Friday, May 7, 2010

Rewards: The Clean Room

Since I've only gotten one question in the brief life of the blog, it seems only fair not to let too long go by before I answer. My sister Lauren, quite rightly, wants to hear the story of Mattea (my daughter) and how I got her to keep her room clean. Which is a good story about reinforcement.

Let's start there -- what's reinforcement? Basically, it's a technical term for a reward. Even more technically, but usefully, a reinforcement is something that causes a behavior to happen more often. You smile at me. I smile back, so you're more likely to smile at me again in the future. When you're training animals, reinforcements are often food. You do a trick, you get a treat. But reinforcements can be anything that the animal/person who is learning wants. More about types of reinforcement some other time.

So here's the thing about how rewards work. They're only effective is they're associated with the behavior that you're trying to encourage. Obviously, if you hand me a cookie at 6pm, that won't necessarily connect in my mind with the fact that I graciously made my bed this morning. In order to communicate with animals about what exactly is getting rewarded, trainers often use a little noisemaker called a clicker to "mark" behavior. You hear the click, you know that whatever you were doing when you heard the noise is what is getting the reward. OK, but we're people. You could just tell me that the cookie is a reward for making my bed. That works, right? Maybe.

I really suspect that for people, as well as for (other) animals, the closer the reward is to the action, the more likely it is to have an effect. Here's where we get to the story of Mattea and the Clean Room.

Let me preface this by saying that room cleaning has always been a huge issue for us. Tea's room has always been a disastrous mess, and telling her to clean it up induced total melt-down screaming fits. "I can't! It'll take all day! No!!!!" Ick. Then we'd get mad, and she'd get madder and either she'd convince us to "help," which meant us doing all the work while she got distracted by each item she picked up or she'd pick up a few things and then be mad when we said she wasn't done. So we said, "OK, you can have a messy room, but you have to clean it up each Sunday." See above for what happened each Sunday. So I said to myself "You have studied all this behavior stuff. You know about using rewards. Reward her for cleaning." So I told her that if she kept her room completely clean, I would triple her weekly allowance (from $3 to $9). That seemed like a pretty good deal, since weekly room cleaning was already expected as part of the $3 allowance.

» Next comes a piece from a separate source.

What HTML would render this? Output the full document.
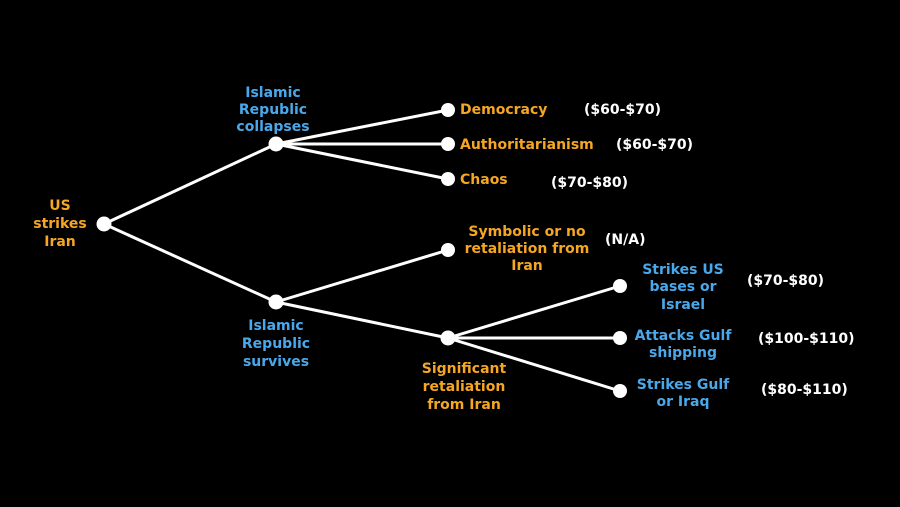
<!DOCTYPE html>
<html><head><style>
html,body{margin:0;padding:0;background:#000;}
svg{display:block}
text{font-family:"DejaVu Sans","Liberation Sans",sans-serif;font-weight:bold;font-size:14px}
.o{fill:#f5a623}.b{fill:#4aa8ea}.w{fill:#fff}
</style></head><body>
<svg width="900" height="507" viewBox="0 0 900 507">
<rect width="900" height="507" fill="#000"/>
<g stroke="#fff" stroke-width="3" fill="none">
<line x1="104" y1="224" x2="276" y2="144"/>
<line x1="104" y1="224" x2="276" y2="302"/>
<line x1="276" y1="144" x2="448" y2="110"/>
<line x1="276" y1="144" x2="448" y2="144"/>
<line x1="276" y1="144" x2="448" y2="179"/>
<line x1="276" y1="302" x2="448" y2="250"/>
<line x1="276" y1="302" x2="448" y2="338"/>
<line x1="448" y1="338" x2="620" y2="286"/>
<line x1="448" y1="338" x2="620" y2="338"/>
<line x1="448" y1="338" x2="620" y2="391"/>
</g>
<g fill="#fff">
<circle cx="104" cy="224" r="7.5"/><circle cx="276" cy="144" r="7.5"/><circle cx="276" cy="302" r="7.5"/>
<circle cx="448" cy="110" r="7"/><circle cx="448" cy="144" r="7"/><circle cx="448" cy="179" r="7"/>
<circle cx="448" cy="250" r="7"/><circle cx="448" cy="338" r="7.5"/>
<circle cx="620" cy="286" r="7"/><circle cx="620" cy="338" r="7"/><circle cx="620" cy="391" r="7"/>
</g>
<g text-anchor="middle">
<text class="o" x="60" y="210">US</text><text class="o" x="60" y="228">strikes</text><text class="o" x="60" y="246">Iran</text>
<text class="b" x="273" y="97">Islamic</text><text class="b" x="273" y="114">Republic</text><text class="b" x="273" y="131">collapses</text>
<text class="b" x="276" y="330">Islamic</text><text class="b" x="276" y="348">Republic</text><text class="b" x="276" y="366">survives</text>
<text class="o" x="527" y="236">Symbolic or no</text><text class="o" x="527" y="253">retaliation from</text><text class="o" x="527" y="270">Iran</text>
<text class="o" x="464" y="373">Significant</text><text class="o" x="464" y="391">retaliation</text><text class="o" x="464" y="409">from Iran</text>
<text class="b" x="683" y="274">Strikes US</text><text class="b" x="683" y="291">bases or</text><text class="b" x="683" y="309">Israel</text>
<text class="b" x="683" y="340">Attacks Gulf</text><text class="b" x="683" y="357">shipping</text>
<text class="b" x="683" y="389">Strikes Gulf</text><text class="b" x="683" y="406">or Iraq</text>
</g>
<text class="o" x="460" y="114">Democracy</text>
<text class="o" x="460" y="149">Authoritarianism</text>
<text class="o" x="460" y="184">Chaos</text>
<text class="w" x="584" y="114">($60-$70)</text>
<text class="w" x="616" y="149">($60-$70)</text>
<text class="w" x="551" y="187">($70-$80)</text>
<text class="w" x="605" y="244">(N/A)</text>
<text class="w" x="747" y="285">($70-$80)</text>
<text class="w" x="758" y="343">($100-$110)</text>
<text class="w" x="761" y="394">($80-$110)</text>
</svg>
</body></html>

The room was really clean for about a day and a half, but pretty quickly stuff piled up, and so no extra $6, and no change in behavior.

Here are the two really important things that I forgot. 1) Learning happens a little bit at a time. You cannot teach large changes, only a series of small changes. Much more on this another day. 2) Rewards need to be connected as closely as possible to the event they're rewarding. With an animal, that means within a second or two. With people you get a little longer, but a week was clearly not going to cut it.

So...I helped Mattea get her room well and truly clean. (Yes, she actually did work on it this time.) Once it was as clean as I felt it should be, I said that I would check every evening at bedtime. If the room was still this clean, she would get a dollar. Each evening was a new try. If you miss the clean goal one day, you can always fix it by the next day. (But you never make up the dollar you miss -- one clean day, one dollar, pure and simple.) It's been a couple of weeks now -- not exactly a lifetime habit at this point. But her room is strikingly clean, and she's gotten a dollar for every night. Even the night that she got mad because she couldn't find something and started throwing things around. She picked everything up before she went to bed.

Here's the interesting part. I don't always have a supply of dollar bills on me. So I said that I would write down the date of each evening that her room was clean, and that I would actually give her the money at the end of the week. So the actual timing of the reward is not particularly different than the version that didn't work. You could interpret this two ways. One possibility is that, as with the clicker, if you use a marker (my writing down the date) as a promissory note, and that marker happens promptly, you then have considerably more time to deliver the actual reward. Or, on the other hand, you could figure that the difference wasn't really the closer connection between the action (clean the room) and the reward ($$), but rather that the reward was based on a smaller behavior. "Keep your room clean for a week" wasn't a behavior that Mattea could master right off the bat. "Pick everything up before you go to bed" was something she could manage. I expect that success was based on a combination of the two (and probably a whole bunch of other stuff which I can neither identify nor control).

Better still, "pick everything up before bed" seems to have transformed into "try to put things away so that it's easy to have everything clean by bedtime." Here's the really great part. I was forever harassing her to hang up her towel after she took a shower in the morning. The only thing worse than damp towels lying about on the floor is me getting out of the shower to discover that now both of the towels are lying on her bedroom floor. Multiple ick. But if you leave a towel on the floor then your room is not clean, and you don't get a dollar. So she's been hanging up her towel.

Training new behavior: $7/week. Being able to leave her bedroom door open and having a dry towel when I need it: Priceless.